Supplied information.
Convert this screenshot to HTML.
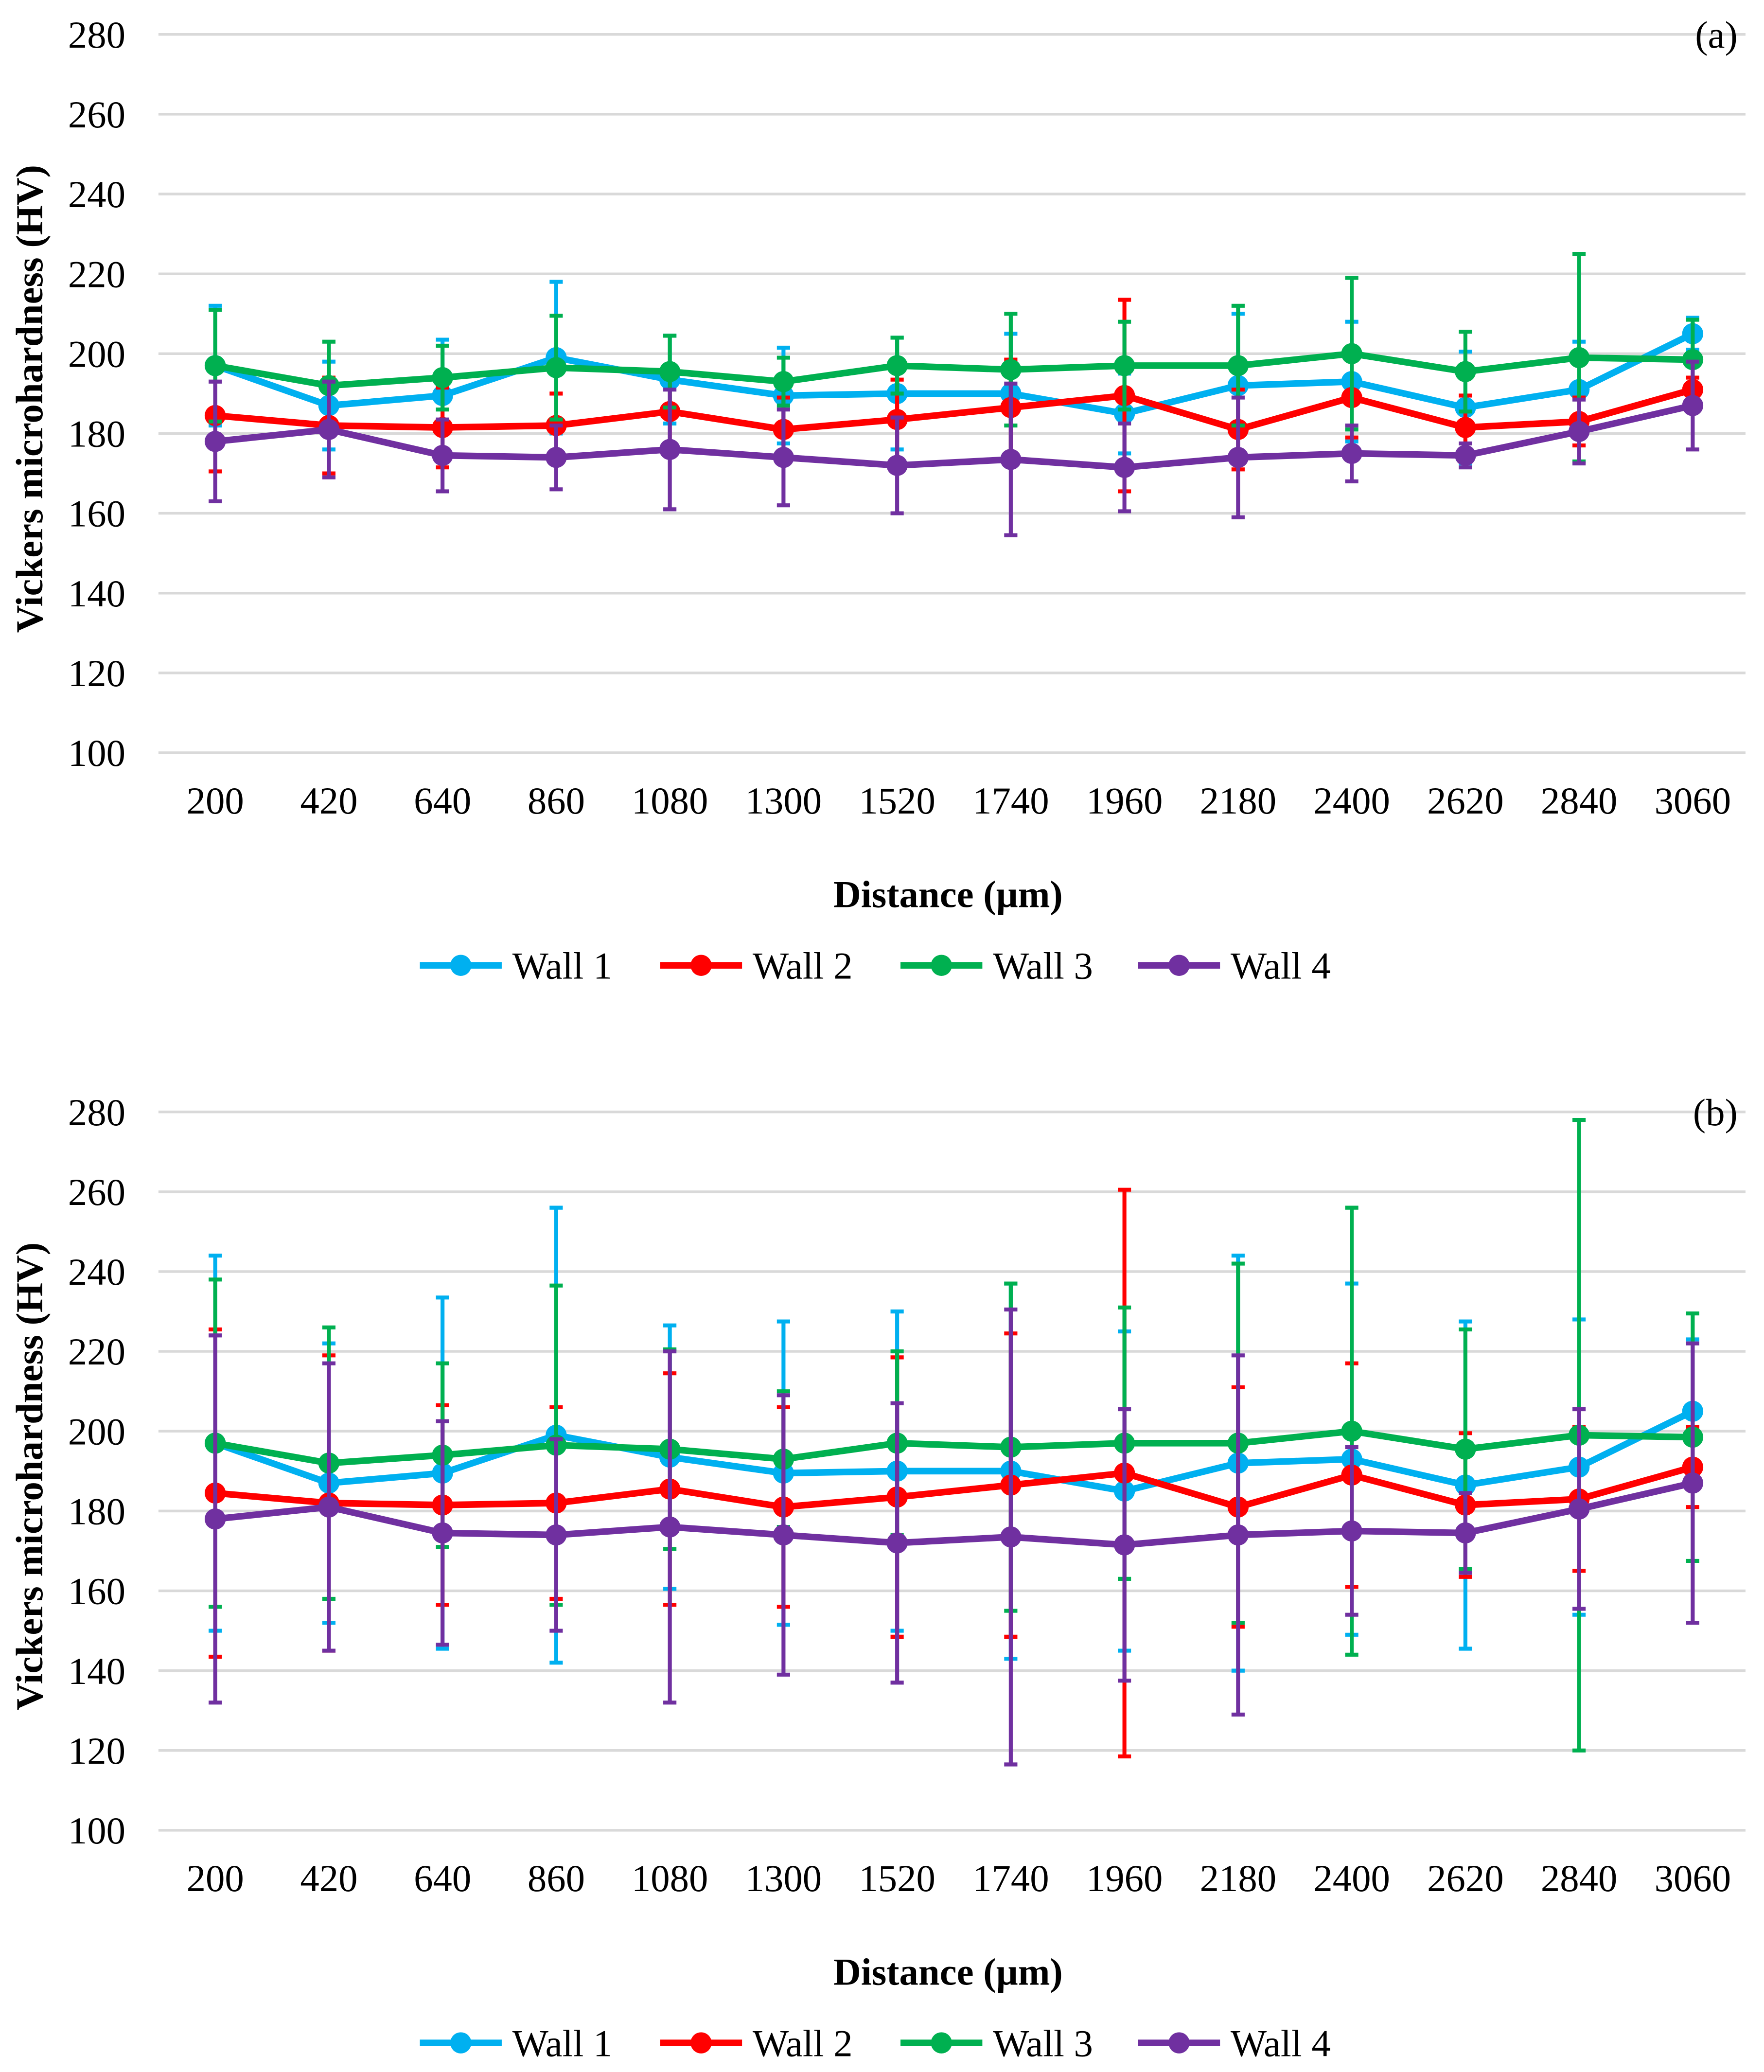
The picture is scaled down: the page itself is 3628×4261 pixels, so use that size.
<!DOCTYPE html>
<html><head><meta charset="utf-8"><style>
html,body{margin:0;padding:0;background:#fff}
svg{display:block}
text{font-family:"Liberation Serif",serif;fill:#000}
</style></head><body>
<svg id="chart" width="3628" height="4261" viewBox="0 0 1336 1569" xmlns="http://www.w3.org/2000/svg"></svg>
<script>
const categories=[200,420,640,860,1080,1300,1520,1740,1960,2180,2400,2620,2840,3060];
const yTicks=[100,120,140,160,180,200,220,240,260,280];
const seriesNames=["Wall 1","Wall 2","Wall 3","Wall 4"];
const seriesColors=["#00b0f0","#ff0000","#00b050","#7030a0"];
const wall1=[197,187,189.5,199,193.5,189.5,190,190,185,192,193,186.5,191,205];
const wall2=[184.5,182,181.5,182,185.5,181,183.5,186.5,189.5,181,189,181.5,183,191];
const wall3=[197,192,194,196.5,195.5,193,197,196,197,197,200,195.5,199,198.5];
const wall4=[178,181,174.5,174,176,174,172,173.5,171.5,174,175,174.5,180.5,187];
const errA1=[15,11,14,19,11,12,14,15,10,18,15,14,12,4];
const errA2=[14,12,10,8,10,8,10,12,24,10,10,8,6,3];
const errA3=[14,11,8,13,9,6,7,14,11,15,19,10,26,10];
const errA4=[15,12,9,8,15,12,12,19,11,15,7,3,8,11];
const errB1=[47,35,44,57,33,38,40,47,40,52,44,41,37,18];
const errB2=[41,37,25,24,29,25,35,38,71,30,28,18,18,10];
const errB3=[41,34,23,40,25,17,23,41,34,45,56,30,79,31];
const errB4=[46,36,28,24,44,35,35,57,34,45,21,10,25,35];

const NS="http://www.w3.org/2000/svg";
const svg=document.getElementById('chart');
const FS=29;
function mk(tag,attrs,parent,txt){const e=document.createElementNS(NS,tag);for(const k in attrs)e.setAttribute(k,attrs[k]);if(txt!==undefined)e.textContent=txt;parent.appendChild(e);return e;}

function panel(top,label,errs,pname){
  const g=mk('g',{},svg);
  
  
  const y=v=>top+(280-v)*(544/180);
  const x=i=>163+i*(1282-163)/13;
  yTicks.forEach(t=>{
    const l=mk('line',{x1:120,x2:1322,y1:y(t),y2:y(t),stroke:'#d9d9d9','stroke-width':2},g);
    
    
    const tx=mk('text',{x:95,y:y(t)+10,'text-anchor':'end','font-size':FS},g,t);
    
    
  });
  categories.forEach((c,i)=>{
    const tx=mk('text',{x:x(i),y:top+590,'text-anchor':'middle','font-size':FS},g,c);
    
    
  });
  const yt=mk('text',{x:0,y:0,'text-anchor':'middle','font-size':FS,'font-weight':'bold',transform:`translate(32,${top+276}) rotate(-90)`},g,'Vickers microhardness (HV)');
  
  
  const xt=mk('text',{x:718,y:top+661,'text-anchor':'middle','font-size':FS,'font-weight':'bold'},g,'Distance (µm)');
  
  
  const pl=mk('text',{x:1316,y:top+10,'text-anchor':'end','font-size':FS},g,label);
  
  
  const vals=[wall1,wall2,wall3,wall4];
  vals.forEach((arr,s)=>{
    const col=seriesColors[s];
    const sg=mk('g',{},g);
    
    
    arr.forEach((v,i)=>{
      const e=errs[s][i],cx=x(i);
      const p=mk('path',{d:`M${cx},${y(v+e)}V${y(v-e)}M${cx-5},${y(v+e)}H${cx+5}M${cx-5},${y(v-e)}H${cx+5}`,stroke:col,'stroke-width':3,fill:'none'},sg);
      
      
    });
    const pts=arr.map((v,i)=>x(i)+','+y(v)).join(' ');
    const pline=mk('polyline',{points:pts,stroke:col,'stroke-width':5,fill:'none','stroke-linejoin':'round'},sg);
    
    
    arr.forEach((v,i)=>{
      const c=mk('circle',{cx:x(i),cy:y(v),r:8,fill:col},sg);
      
      
    });
  });
  const lx=[318,500,682,862];
  seriesNames.forEach((n,s)=>{
    const lg=mk('g',{},g);
    
    
    const ly=top+705;
    mk('line',{x1:lx[s],x2:lx[s]+62,y1:ly,y2:ly,stroke:seriesColors[s],'stroke-width':5},lg);
    mk('circle',{cx:lx[s]+31,cy:ly,r:8,fill:seriesColors[s]},lg);
    mk('text',{x:lx[s]+70,y:ly+10,'font-size':FS},lg,n);
  });
}
panel(26,'(a)',[errA1,errA2,errA3,errA4],'panel-a');
panel(842,'(b)',[errB1,errB2,errB3,errB4],'panel-b');
</script>
</body></html>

Task statement.
Write out again every line above exactly as given; the pictures do not belong in the copy.

The completed task.
Convert this screenshot to HTML.
The picture is scaled down: the page itself is 3628×4261 pixels, so use that size.
<!DOCTYPE html>
<html><head><meta charset="utf-8"><style>
html,body{margin:0;padding:0;background:#fff}
svg{display:block}
text{font-family:"Liberation Serif",serif;fill:#000}
</style></head><body>
<svg id="chart" width="3628" height="4261" viewBox="0 0 1336 1569" xmlns="http://www.w3.org/2000/svg"></svg>
<script>
const categories=[200,420,640,860,1080,1300,1520,1740,1960,2180,2400,2620,2840,3060];
const yTicks=[100,120,140,160,180,200,220,240,260,280];
const seriesNames=["Wall 1","Wall 2","Wall 3","Wall 4"];
const seriesColors=["#00b0f0","#ff0000","#00b050","#7030a0"];
const wall1=[197,187,189.5,199,193.5,189.5,190,190,185,192,193,186.5,191,205];
const wall2=[184.5,182,181.5,182,185.5,181,183.5,186.5,189.5,181,189,181.5,183,191];
const wall3=[197,192,194,196.5,195.5,193,197,196,197,197,200,195.5,199,198.5];
const wall4=[178,181,174.5,174,176,174,172,173.5,171.5,174,175,174.5,180.5,187];
const errA1=[15,11,14,19,11,12,14,15,10,18,15,14,12,4];
const errA2=[14,12,10,8,10,8,10,12,24,10,10,8,6,3];
const errA3=[14,11,8,13,9,6,7,14,11,15,19,10,26,10];
const errA4=[15,12,9,8,15,12,12,19,11,15,7,3,8,11];
const errB1=[47,35,44,57,33,38,40,47,40,52,44,41,37,18];
const errB2=[41,37,25,24,29,25,35,38,71,30,28,18,18,10];
const errB3=[41,34,23,40,25,17,23,41,34,45,56,30,79,31];
const errB4=[46,36,28,24,44,35,35,57,34,45,21,10,25,35];

const NS="http://www.w3.org/2000/svg";
const svg=document.getElementById('chart');
const FS=29;
function mk(tag,attrs,parent,txt){const e=document.createElementNS(NS,tag);for(const k in attrs)e.setAttribute(k,attrs[k]);if(txt!==undefined)e.textContent=txt;parent.appendChild(e);return e;}

function panel(top,label,errs,pname){
  const g=mk('g',{},svg);
  
  
  const y=v=>top+(280-v)*(544/180);
  const x=i=>163+i*(1282-163)/13;
  yTicks.forEach(t=>{
    const l=mk('line',{x1:120,x2:1322,y1:y(t),y2:y(t),stroke:'#d9d9d9','stroke-width':2},g);
    
    
    const tx=mk('text',{x:95,y:y(t)+10,'text-anchor':'end','font-size':FS},g,t);
    
    
  });
  categories.forEach((c,i)=>{
    const tx=mk('text',{x:x(i),y:top+590,'text-anchor':'middle','font-size':FS},g,c);
    
    
  });
  const yt=mk('text',{x:0,y:0,'text-anchor':'middle','font-size':FS,'font-weight':'bold',transform:`translate(32,${top+276}) rotate(-90)`},g,'Vickers microhardness (HV)');
  
  
  const xt=mk('text',{x:718,y:top+661,'text-anchor':'middle','font-size':FS,'font-weight':'bold'},g,'Distance (µm)');
  
  
  const pl=mk('text',{x:1316,y:top+10,'text-anchor':'end','font-size':FS},g,label);
  
  
  const vals=[wall1,wall2,wall3,wall4];
  vals.forEach((arr,s)=>{
    const col=seriesColors[s];
    const sg=mk('g',{},g);
    
    
    arr.forEach((v,i)=>{
      const e=errs[s][i],cx=x(i);
      const p=mk('path',{d:`M${cx},${y(v+e)}V${y(v-e)}M${cx-5},${y(v+e)}H${cx+5}M${cx-5},${y(v-e)}H${cx+5}`,stroke:col,'stroke-width':3,fill:'none'},sg);
      
      
    });
    const pts=arr.map((v,i)=>x(i)+','+y(v)).join(' ');
    const pline=mk('polyline',{points:pts,stroke:col,'stroke-width':5,fill:'none','stroke-linejoin':'round'},sg);
    
    
    arr.forEach((v,i)=>{
      const c=mk('circle',{cx:x(i),cy:y(v),r:8,fill:col},sg);
      
      
    });
  });
  const lx=[318,500,682,862];
  seriesNames.forEach((n,s)=>{
    const lg=mk('g',{},g);
    
    
    const ly=top+705;
    mk('line',{x1:lx[s],x2:lx[s]+62,y1:ly,y2:ly,stroke:seriesColors[s],'stroke-width':5},lg);
    mk('circle',{cx:lx[s]+31,cy:ly,r:8,fill:seriesColors[s]},lg);
    mk('text',{x:lx[s]+70,y:ly+10,'font-size':FS},lg,n);
  });
}
panel(26,'(a)',[errA1,errA2,errA3,errA4],'panel-a');
panel(842,'(b)',[errB1,errB2,errB3,errB4],'panel-b');
</script>
</body></html>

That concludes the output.